Ian Kelly, co-manager of the Schroder fund and part of a value-investing team that manages $13bn, believes the post-crisis hunt for yield has encouraged more mature technology companies to change tack.
“Previously [paying a dividend] was seen by investors, in the States in particular, as a sign that there were no growth opportunities in the business. Things changed after 2008 and paying dividends, and especially growing them, was seen as a strength and a sign of confidence in the cash flow prospects for the business,” he says.
Income managers are not buying tech stocks across the board, however. Potentially faster-growing niches such as social media stocks remain off limits. So-called “old” or “mature” tech outfits, such as Microsoft, Intel and Cisco are the ones in demand.
“We are significantly overweight the sector vis-à-vis our peers, but it is skewed more to the older tech companies, where valuation on a relative and absolute basis is very attractive, the balance sheets are very healthy, there is very healthy cash flow generation and therefore they have the capacity to pay out and grow a consistent dividend,” says Safa Muhtaseb, co-manager of the Legg Mason fund.
Income managers argue these stocks have fallen out of favour with traditional technology investors because their growth rates have fallen, but they are adamant that does not mean they have become post-growth pseudo-utility companies.

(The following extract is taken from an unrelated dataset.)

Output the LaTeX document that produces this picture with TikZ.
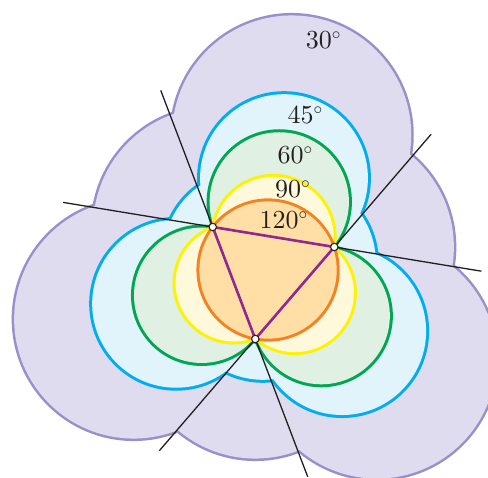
\documentclass[tikz,border=0pt]{standalone}
\usetikzlibrary{calc}
\font\bigten=cmr10 at 26pt
\definecolor{lavfill}{HTML}{DEDCEE}
\definecolor{lavline}{HTML}{9B8FCB}
\definecolor{bluefill}{HTML}{E1F3FB}
\definecolor{blueline}{HTML}{00AEEF}
\definecolor{greenfill}{HTML}{E0F0E3}
\definecolor{greenline}{HTML}{00A651}
\definecolor{yelfill}{HTML}{FFF9DB}
\definecolor{yelline}{HTML}{FFF200}
\definecolor{orfill}{HTML}{FFDFA6}
\definecolor{orline}{HTML}{F58220}
\definecolor{tripurple}{HTML}{92278F}
\definecolor{txt}{HTML}{231F20}
% disks on both sides of segment #1#2 where it subtends angle #3; radius reduced by #4
\newcommand\sidedisks[5]{%
  \path[#5] let \p1=($(#2)-(#1)$), \n1={veclen(\x1,\y1)},
      \n2={\n1/(2*sin(#3))-#4}, \n3={\n1*cos(#3)/(2*sin(#3))} in
    ($(#1)!0.5!(#2)!\n3!90:(#2)$) circle[radius=\n2]
    ($(#1)!0.5!(#2)!-\n3!90:(#2)$) circle[radius=\n2];}
% idealised equilateral version: side P Q, opposite vertex R, factor #4, radius #5
\newcommand\idealdisks[6]{%
  \path[#6] ($(#1)!0.5!(#2)!#4!(#3)$) circle[radius=#5]
            ($(#1)!0.5!(#2)!-#4!(#3)$) circle[radius=#5];}
\newcommand\anglelevel[5]{%
  \foreach \P/\Q in {A/B,B/C,C/A}{\sidedisks{\P}{\Q}{#1}{#4}{draw=#2,line width=#5}}
  \foreach \P/\Q in {A/B,B/C,C/A}{\sidedisks{\P}{\Q}{#1}{#4}{fill=#3}}}
\newcommand\ideallevel[5]{% factor, radius, line colour, fill colour, stroke width
  \foreach \P/\Q/\R in {A/B/C,B/C/A,C/A/B}{\idealdisks{\P}{\Q}{\R}{#1}{#2}{draw=#3,line width=#5}}
  \foreach \P/\Q/\R in {A/B/C,B/C/A,C/A/B}{\idealdisks{\P}{\Q}{\R}{#1}{#2}{fill=#4}}}
\begin{document}
\begin{tikzpicture}[x=1pt,y=-1pt,
  extline/.style={draw=txt,line width=1.3pt},
  triside/.style={draw=tripurple,line width=2.6pt,line join=round},
  vdot/.style={circle,draw=txt,fill=white,line width=1.1pt,inner sep=0pt,minimum size=7.5pt},
  lbl/.style={text=txt,inner sep=0pt,anchor=base west,font=\fontsize{26}{30}\selectfont\bigten}]
\useasboundingbox (0,0) rectangle (488,478);
\clip (0,0) rectangle (488,478);
\coordinate (A) at (212.7,227);
\coordinate (B) at (334.3,247);
\coordinate (C) at (255.3,339);
\coordinate (O) at (268.07,270.04);
% regions
\ideallevel{1}{119.55pt}{lavline}{lavfill}{5pt}
\ideallevel{0.57735}{83.92pt}{blueline}{bluefill}{6pt}
\anglelevel{60}{greenline}{greenfill}{1.5pt}{6pt}
\anglelevel{90}{yelline}{yelfill}{1.5pt}{6pt}
\path[draw=orline,line width=6pt] (O) circle[radius=68.63pt];
\path[fill=orfill] (O) circle[radius=68.63pt];
% extended sides
\coordinate (ab1) at ($(A)!-1.23!(B)$);
\coordinate (ab2) at ($(A)!2.21!(B)$);
\coordinate (ac1) at ($(A)!-1.22!(C)$);
\coordinate (ac2) at ($(A)!2.23!(C)$);
\coordinate (bc1) at ($(B)!-1.225!(C)$);
\coordinate (bc2) at ($(B)!2.215!(C)$);
\draw[extline] (ab1) -- (ab2);
\draw[extline] (ac1) -- (ac2);
\draw[extline] (bc1) -- (bc2);
% triangle
\draw[triside] (A) -- (B) -- (C) -- cycle;
\node[vdot] (dA) at (A) {};
\node[vdot] (dB) at (B) {};
\node[vdot] (dC) at (C) {};
% labels
\node[lbl] (t30) at (305.7,49) {30$^\circ$};
\node[lbl] (t45) at (287.3,124) {45$^\circ$};
\node[lbl] (t60) at (277.3,163.3) {60$^\circ$};
\node[lbl] (t90) at (275,197.3) {90$^\circ$};
\node[lbl] (t120) at (259.4,228.3) {120$^\circ$};
\end{tikzpicture}
\end{document}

“Our companies have real earnings, real cash flows. Their returns on capital employed are quite attractive. Their industries may very well be maturing, therefore the revenue growth rate has declined and they are growing at mid to low single-digit rates, but the earnings growth is there as they become more efficient,” says Mr Muhtaseb.
He lauds the likes of Corning, which makes glass for iPhones and tablets and is developing antimicrobial glass, Wincor Nixdorf, a German manufacturer of cash registers and ATMs, and TravelSky Technology, a Hong Kong-listed IT provider to China’s travel and tourism industry.
Mr Kelly argues “old-tech” companies are superior to utility stocks as they tend to have lots of cash on their balance sheets, often equivalent to 25-30 per cent of their market capitalisation.
This makes them safer than the many utilities that have loaded up with debt.
Mr Muhtaseb also sees these often-hefty cash balances – Apple had almost $159bn in cash at the end of 2013, and Microsoft $84bn – as attractive, particularly if this money is handed to shareholders.
“Their balance sheets are suboptimal, they are inefficient. It is accretive to them to return cash to shareholders. That is why we are seeing activists take positions in companies with hordes of cash and agitating for significant [share] buybacks,” he says.
And while he is acutely aware of the “vicious technological obsolescence” that can undermine mature technologies, Mr Muhtaseb is confident that the companies he favours have sufficient free cash flow to invest heavily in research and development and still pay chunky dividends.
Moreover, new opportunities are constantly emerging for the alert income investor. Mr Kelly, for instance, says sequestration-driven US public spending cuts led many to conclude that military-focused tech companies had gone ex-growth.
The resultant sell-off led him to scoop up companies supplying telecommunications to the Pentagon and services to Nasa, the US space agency.
Mr Clay, for one, believes the trend for income managers to fish among the sea of technology stocks still has much further to run.
“We are underweight [the sector] because the trend of tech companies paying dividends is just beginning. We have still got a long way to go,” he says.